* [TASK]
Output the lines that follow exactly as they are.

* [DATASET SECTION]
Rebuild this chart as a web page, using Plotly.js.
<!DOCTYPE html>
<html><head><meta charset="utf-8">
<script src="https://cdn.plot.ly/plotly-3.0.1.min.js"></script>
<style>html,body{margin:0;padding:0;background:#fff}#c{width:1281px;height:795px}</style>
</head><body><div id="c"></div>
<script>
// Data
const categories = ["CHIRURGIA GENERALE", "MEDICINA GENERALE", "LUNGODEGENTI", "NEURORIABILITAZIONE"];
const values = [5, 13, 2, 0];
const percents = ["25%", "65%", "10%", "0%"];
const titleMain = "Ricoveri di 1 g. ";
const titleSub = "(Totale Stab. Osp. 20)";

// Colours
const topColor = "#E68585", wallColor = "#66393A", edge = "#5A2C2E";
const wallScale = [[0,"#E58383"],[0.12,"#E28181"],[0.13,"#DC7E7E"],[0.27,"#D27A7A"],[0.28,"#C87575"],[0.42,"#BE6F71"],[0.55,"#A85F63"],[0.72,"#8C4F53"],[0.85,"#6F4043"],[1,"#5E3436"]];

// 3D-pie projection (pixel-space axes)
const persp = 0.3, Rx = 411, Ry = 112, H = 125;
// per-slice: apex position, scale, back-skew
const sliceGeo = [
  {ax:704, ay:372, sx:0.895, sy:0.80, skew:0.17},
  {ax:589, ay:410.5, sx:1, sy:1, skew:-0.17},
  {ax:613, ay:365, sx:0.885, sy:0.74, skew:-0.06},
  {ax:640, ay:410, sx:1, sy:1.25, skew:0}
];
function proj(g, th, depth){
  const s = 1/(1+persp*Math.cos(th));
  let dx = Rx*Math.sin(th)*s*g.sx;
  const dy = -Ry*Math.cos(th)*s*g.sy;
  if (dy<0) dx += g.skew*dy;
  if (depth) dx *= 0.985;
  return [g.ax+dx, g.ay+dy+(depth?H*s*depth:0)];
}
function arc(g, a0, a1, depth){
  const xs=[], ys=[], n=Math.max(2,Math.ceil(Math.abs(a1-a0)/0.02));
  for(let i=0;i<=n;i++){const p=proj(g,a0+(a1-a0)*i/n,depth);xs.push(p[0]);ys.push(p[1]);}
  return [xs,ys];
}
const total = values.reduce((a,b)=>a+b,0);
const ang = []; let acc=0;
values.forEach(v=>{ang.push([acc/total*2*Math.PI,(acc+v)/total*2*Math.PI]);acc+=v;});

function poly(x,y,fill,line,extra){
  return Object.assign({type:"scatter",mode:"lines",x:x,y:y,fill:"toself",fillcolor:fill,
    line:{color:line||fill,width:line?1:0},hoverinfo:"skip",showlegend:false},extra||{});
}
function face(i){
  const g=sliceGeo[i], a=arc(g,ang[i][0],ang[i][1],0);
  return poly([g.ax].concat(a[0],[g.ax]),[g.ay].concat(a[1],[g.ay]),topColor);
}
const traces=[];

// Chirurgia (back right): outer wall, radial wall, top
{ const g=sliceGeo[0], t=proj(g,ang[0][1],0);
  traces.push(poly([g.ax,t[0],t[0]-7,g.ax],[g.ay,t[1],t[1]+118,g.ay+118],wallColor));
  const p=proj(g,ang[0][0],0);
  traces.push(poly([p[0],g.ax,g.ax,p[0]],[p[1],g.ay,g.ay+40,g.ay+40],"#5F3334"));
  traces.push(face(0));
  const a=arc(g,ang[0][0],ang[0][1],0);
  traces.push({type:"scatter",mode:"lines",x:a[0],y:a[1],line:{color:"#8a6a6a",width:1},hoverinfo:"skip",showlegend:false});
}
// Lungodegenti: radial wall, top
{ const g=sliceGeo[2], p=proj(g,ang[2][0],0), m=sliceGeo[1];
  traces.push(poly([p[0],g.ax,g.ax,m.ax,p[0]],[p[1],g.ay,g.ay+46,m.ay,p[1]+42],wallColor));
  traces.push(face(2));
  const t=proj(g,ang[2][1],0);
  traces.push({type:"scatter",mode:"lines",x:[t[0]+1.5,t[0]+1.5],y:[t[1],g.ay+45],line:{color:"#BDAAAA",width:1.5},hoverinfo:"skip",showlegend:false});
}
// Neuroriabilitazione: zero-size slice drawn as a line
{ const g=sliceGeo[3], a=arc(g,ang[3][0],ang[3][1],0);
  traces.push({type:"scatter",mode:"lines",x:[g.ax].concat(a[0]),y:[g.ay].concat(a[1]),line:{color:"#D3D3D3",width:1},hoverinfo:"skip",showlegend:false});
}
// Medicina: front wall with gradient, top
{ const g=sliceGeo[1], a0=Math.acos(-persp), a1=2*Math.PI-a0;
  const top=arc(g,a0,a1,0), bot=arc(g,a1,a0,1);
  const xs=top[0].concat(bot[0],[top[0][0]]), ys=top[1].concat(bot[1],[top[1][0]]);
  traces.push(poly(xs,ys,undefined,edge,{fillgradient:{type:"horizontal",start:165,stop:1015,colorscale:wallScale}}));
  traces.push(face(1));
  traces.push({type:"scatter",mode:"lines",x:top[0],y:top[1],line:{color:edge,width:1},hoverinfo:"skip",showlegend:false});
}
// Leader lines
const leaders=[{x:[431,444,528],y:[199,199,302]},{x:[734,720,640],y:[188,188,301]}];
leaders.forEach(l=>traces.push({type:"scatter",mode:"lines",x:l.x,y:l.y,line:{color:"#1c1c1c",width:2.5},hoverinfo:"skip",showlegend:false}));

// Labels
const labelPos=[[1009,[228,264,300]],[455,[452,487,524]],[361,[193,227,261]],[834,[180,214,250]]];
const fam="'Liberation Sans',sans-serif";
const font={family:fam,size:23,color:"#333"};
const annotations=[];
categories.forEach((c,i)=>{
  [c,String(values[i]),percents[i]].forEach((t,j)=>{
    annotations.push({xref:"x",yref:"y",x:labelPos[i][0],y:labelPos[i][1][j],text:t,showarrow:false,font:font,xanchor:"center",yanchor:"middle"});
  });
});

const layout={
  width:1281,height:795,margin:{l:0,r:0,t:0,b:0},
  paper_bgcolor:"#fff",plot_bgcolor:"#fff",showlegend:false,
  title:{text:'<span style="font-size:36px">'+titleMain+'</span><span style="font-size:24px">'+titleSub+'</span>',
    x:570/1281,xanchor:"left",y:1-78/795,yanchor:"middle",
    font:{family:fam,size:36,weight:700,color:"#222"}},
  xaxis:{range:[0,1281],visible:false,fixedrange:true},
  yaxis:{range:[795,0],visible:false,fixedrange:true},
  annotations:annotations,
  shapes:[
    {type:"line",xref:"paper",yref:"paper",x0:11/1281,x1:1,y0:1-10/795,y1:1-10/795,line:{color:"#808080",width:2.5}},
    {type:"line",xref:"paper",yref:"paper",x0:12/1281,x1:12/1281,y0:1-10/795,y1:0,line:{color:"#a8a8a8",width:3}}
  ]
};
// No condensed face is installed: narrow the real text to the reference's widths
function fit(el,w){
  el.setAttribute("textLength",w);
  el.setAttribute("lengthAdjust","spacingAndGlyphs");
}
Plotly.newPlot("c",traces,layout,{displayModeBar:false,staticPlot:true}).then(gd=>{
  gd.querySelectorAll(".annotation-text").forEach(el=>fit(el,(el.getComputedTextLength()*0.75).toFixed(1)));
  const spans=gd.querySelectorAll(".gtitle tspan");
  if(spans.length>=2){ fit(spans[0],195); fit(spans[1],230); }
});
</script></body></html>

* [FINISHED EXERCISE]
Rebuild this chart as a web page, using Plotly.js.
<!DOCTYPE html>
<html><head><meta charset="utf-8">
<script src="https://cdn.plot.ly/plotly-3.0.1.min.js"></script>
<style>html,body{margin:0;padding:0;background:#fff}#c{width:1281px;height:795px}</style>
</head><body><div id="c"></div>
<script>
// Data
const categories = ["CHIRURGIA GENERALE", "MEDICINA GENERALE", "LUNGODEGENTI", "NEURORIABILITAZIONE"];
const values = [5, 13, 2, 0];
const percents = ["25%", "65%", "10%", "0%"];
const titleMain = "Ricoveri di 1 g. ";
const titleSub = "(Totale Stab. Osp. 20)";

// Colours
const topColor = "#E68585", wallColor = "#66393A", edge = "#5A2C2E";
const wallScale = [[0,"#E58383"],[0.12,"#E28181"],[0.13,"#DC7E7E"],[0.27,"#D27A7A"],[0.28,"#C87575"],[0.42,"#BE6F71"],[0.55,"#A85F63"],[0.72,"#8C4F53"],[0.85,"#6F4043"],[1,"#5E3436"]];

// 3D-pie projection (pixel-space axes)
const persp = 0.3, Rx = 411, Ry = 112, H = 125;
// per-slice: apex position, scale, back-skew
const sliceGeo = [
  {ax:704, ay:372, sx:0.895, sy:0.80, skew:0.17},
  {ax:589, ay:410.5, sx:1, sy:1, skew:-0.17},
  {ax:613, ay:365, sx:0.885, sy:0.74, skew:-0.06},
  {ax:640, ay:410, sx:1, sy:1.25, skew:0}
];
function proj(g, th, depth){
  const s = 1/(1+persp*Math.cos(th));
  let dx = Rx*Math.sin(th)*s*g.sx;
  const dy = -Ry*Math.cos(th)*s*g.sy;
  if (dy<0) dx += g.skew*dy;
  if (depth) dx *= 0.985;
  return [g.ax+dx, g.ay+dy+(depth?H*s*depth:0)];
}
function arc(g, a0, a1, depth){
  const xs=[], ys=[], n=Math.max(2,Math.ceil(Math.abs(a1-a0)/0.02));
  for(let i=0;i<=n;i++){const p=proj(g,a0+(a1-a0)*i/n,depth);xs.push(p[0]);ys.push(p[1]);}
  return [xs,ys];
}
const total = values.reduce((a,b)=>a+b,0);
const ang = []; let acc=0;
values.forEach(v=>{ang.push([acc/total*2*Math.PI,(acc+v)/total*2*Math.PI]);acc+=v;});

function poly(x,y,fill,line,extra){
  return Object.assign({type:"scatter",mode:"lines",x:x,y:y,fill:"toself",fillcolor:fill,
    line:{color:line||fill,width:line?1:0},hoverinfo:"skip",showlegend:false},extra||{});
}
function face(i){
  const g=sliceGeo[i], a=arc(g,ang[i][0],ang[i][1],0);
  return poly([g.ax].concat(a[0],[g.ax]),[g.ay].concat(a[1],[g.ay]),topColor);
}
const traces=[];

// Chirurgia (back right): outer wall, radial wall, top
{ const g=sliceGeo[0], t=proj(g,ang[0][1],0);
  traces.push(poly([g.ax,t[0],t[0]-7,g.ax],[g.ay,t[1],t[1]+118,g.ay+118],wallColor));
  const p=proj(g,ang[0][0],0);
  traces.push(poly([p[0],g.ax,g.ax,p[0]],[p[1],g.ay,g.ay+40,g.ay+40],"#5F3334"));
  traces.push(face(0));
  const a=arc(g,ang[0][0],ang[0][1],0);
  traces.push({type:"scatter",mode:"lines",x:a[0],y:a[1],line:{color:"#8a6a6a",width:1},hoverinfo:"skip",showlegend:false});
}
// Lungodegenti: radial wall, top
{ const g=sliceGeo[2], p=proj(g,ang[2][0],0), m=sliceGeo[1];
  traces.push(poly([p[0],g.ax,g.ax,m.ax,p[0]],[p[1],g.ay,g.ay+46,m.ay,p[1]+42],wallColor));
  traces.push(face(2));
  const t=proj(g,ang[2][1],0);
  traces.push({type:"scatter",mode:"lines",x:[t[0]+1.5,t[0]+1.5],y:[t[1],g.ay+45],line:{color:"#BDAAAA",width:1.5},hoverinfo:"skip",showlegend:false});
}
// Neuroriabilitazione: zero-size slice drawn as a line
{ const g=sliceGeo[3], a=arc(g,ang[3][0],ang[3][1],0);
  traces.push({type:"scatter",mode:"lines",x:[g.ax].concat(a[0]),y:[g.ay].concat(a[1]),line:{color:"#D3D3D3",width:1},hoverinfo:"skip",showlegend:false});
}
// Medicina: front wall with gradient, top
{ const g=sliceGeo[1], a0=Math.acos(-persp), a1=2*Math.PI-a0;
  const top=arc(g,a0,a1,0), bot=arc(g,a1,a0,1);
  const xs=top[0].concat(bot[0],[top[0][0]]), ys=top[1].concat(bot[1],[top[1][0]]);
  traces.push(poly(xs,ys,undefined,edge,{fillgradient:{type:"horizontal",start:165,stop:1015,colorscale:wallScale}}));
  traces.push(face(1));
  traces.push({type:"scatter",mode:"lines",x:top[0],y:top[1],line:{color:edge,width:1},hoverinfo:"skip",showlegend:false});
}
// Leader lines
const leaders=[{x:[431,444,528],y:[199,199,302]},{x:[734,720,640],y:[188,188,301]}];
leaders.forEach(l=>traces.push({type:"scatter",mode:"lines",x:l.x,y:l.y,line:{color:"#1c1c1c",width:2.5},hoverinfo:"skip",showlegend:false}));

// Labels
const labelPos=[[1009,[228,264,300]],[455,[452,487,524]],[361,[193,227,261]],[834,[180,214,250]]];
const fam="'Liberation Sans',sans-serif";
const font={family:fam,size:23,color:"#333"};
const annotations=[];
categories.forEach((c,i)=>{
  [c,String(values[i]),percents[i]].forEach((t,j)=>{
    annotations.push({xref:"x",yref:"y",x:labelPos[i][0],y:labelPos[i][1][j],text:t,showarrow:false,font:font,xanchor:"center",yanchor:"middle"});
  });
});

const layout={
  width:1281,height:795,margin:{l:0,r:0,t:0,b:0},
  paper_bgcolor:"#fff",plot_bgcolor:"#fff",showlegend:false,
  title:{text:'<span style="font-size:36px">'+titleMain+'</span><span style="font-size:24px">'+titleSub+'</span>',
    x:570/1281,xanchor:"left",y:1-78/795,yanchor:"middle",
    font:{family:fam,size:36,weight:700,color:"#222"}},
  xaxis:{range:[0,1281],visible:false,fixedrange:true},
  yaxis:{range:[795,0],visible:false,fixedrange:true},
  annotations:annotations,
  shapes:[
    {type:"line",xref:"paper",yref:"paper",x0:11/1281,x1:1,y0:1-10/795,y1:1-10/795,line:{color:"#808080",width:2.5}},
    {type:"line",xref:"paper",yref:"paper",x0:12/1281,x1:12/1281,y0:1-10/795,y1:0,line:{color:"#a8a8a8",width:3}}
  ]
};
// No condensed face is installed: narrow the real text to the reference's widths
function fit(el,w){
  el.setAttribute("textLength",w);
  el.setAttribute("lengthAdjust","spacingAndGlyphs");
}
Plotly.newPlot("c",traces,layout,{displayModeBar:false,staticPlot:true}).then(gd=>{
  gd.querySelectorAll(".annotation-text").forEach(el=>fit(el,(el.getComputedTextLength()*0.75).toFixed(1)));
  const spans=gd.querySelectorAll(".gtitle tspan");
  if(spans.length>=2){ fit(spans[0],195); fit(spans[1],230); }
});
</script></body></html>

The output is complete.